When Qi-Bell, who went to high school in West Des Moines, learned about stage management after talking with another drama teacher, she said she has been doing it ever since.

“I love the lights, costume, sound, all of the technical aspects–I think they’re so cool,” Qi-Bell said. “And as a stage manager, you’re kind of just gathering all that information and you’re helping them accomplish their dreams and using your skillset.”

She started working on shows as soon as she came to the UI. She said her favorite show was last year’s performance Hit The Wall, because it represented people of color and LGBTQ people on stage.

Qi-Bell said she thinks diversity in theater matters a lot because she doesn’t like the concept of someone else telling her story. If she sees a show and can tell that the actor has not lived through the character’s experience, the show isn’t on the same level, she added.

Diversity backstage matters a lot because the people backstage are the ones who are making some of the artistic choices, Qi-Bell said.

“If you have an all-white team making a show about people of color, it just, they’re not really going to be able to connect as much with the audience that is people of color,” Qi-Bell said.

Microaggressions to people backstage also negatively impact peoples’ experience, Qi-Bell added.

“I don’t think anyone intentionally tries to have microaggressions toward me, but I feel like they expect me to be the submissive Asian stereotype: quiet, you’re never supposed to speak, you’re just very, very shy,” Qi-Bell said. “And I feel like I’m trying extra hard to fight against that stereotype.”

She said she hopes her work in theater will be powerful and important.

“I want to do work that makes what I’m doing matters to someone,” Qi-Bell said.

UI Lecturer of Stage Management in the Department of Theatre Arts Melissa Turner said she was thrilled when she found out Qi-Bell received the scholarship.

“She’s a great candidate, she’s very deserving of this,” Turner said. “She’s been an excellent student here for the past four years. And she’s very passionate about stage management.”

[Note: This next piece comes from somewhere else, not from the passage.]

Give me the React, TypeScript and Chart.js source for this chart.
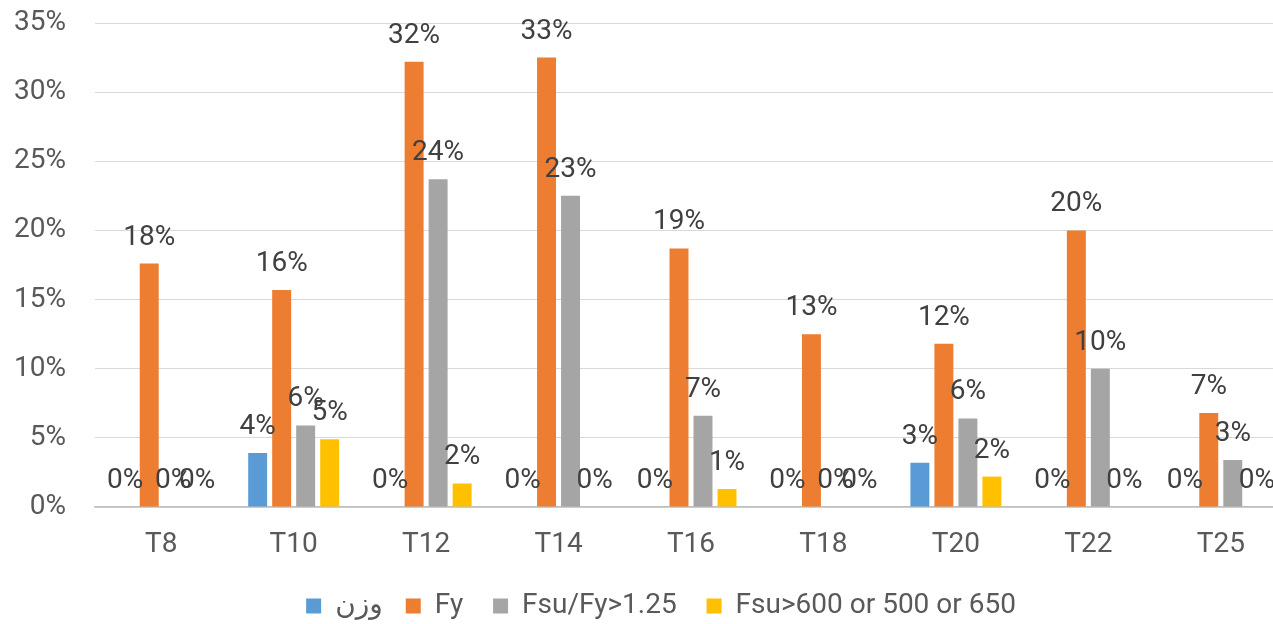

For a while now there has been a push for diversity on stage, Turner said, and there is just starting to be a discovery of the lack of diversity backstage at times.

“It’s important that there’s diversity from every part of the storytelling,” Turner said. “Not just those that you see on the stage.”

Erica Barnes, a recent UI graduate of the MFA in Directing program, said Qi-Bell was the stage manager for many of her shows, and also became a great friend.

Barnes said hearing about the scholarship was exciting, but it did not come as a surprise to her because of Qi-Bell’s high caliber on-stage and off.

“A scholarship like this not only provides visibility for the larger community who don’t always know that there are a huge team of people making the show possible,” she said. “But also [shows] how important it is to not just have white faces everywhere, having people on the team who reflect different perspectives.”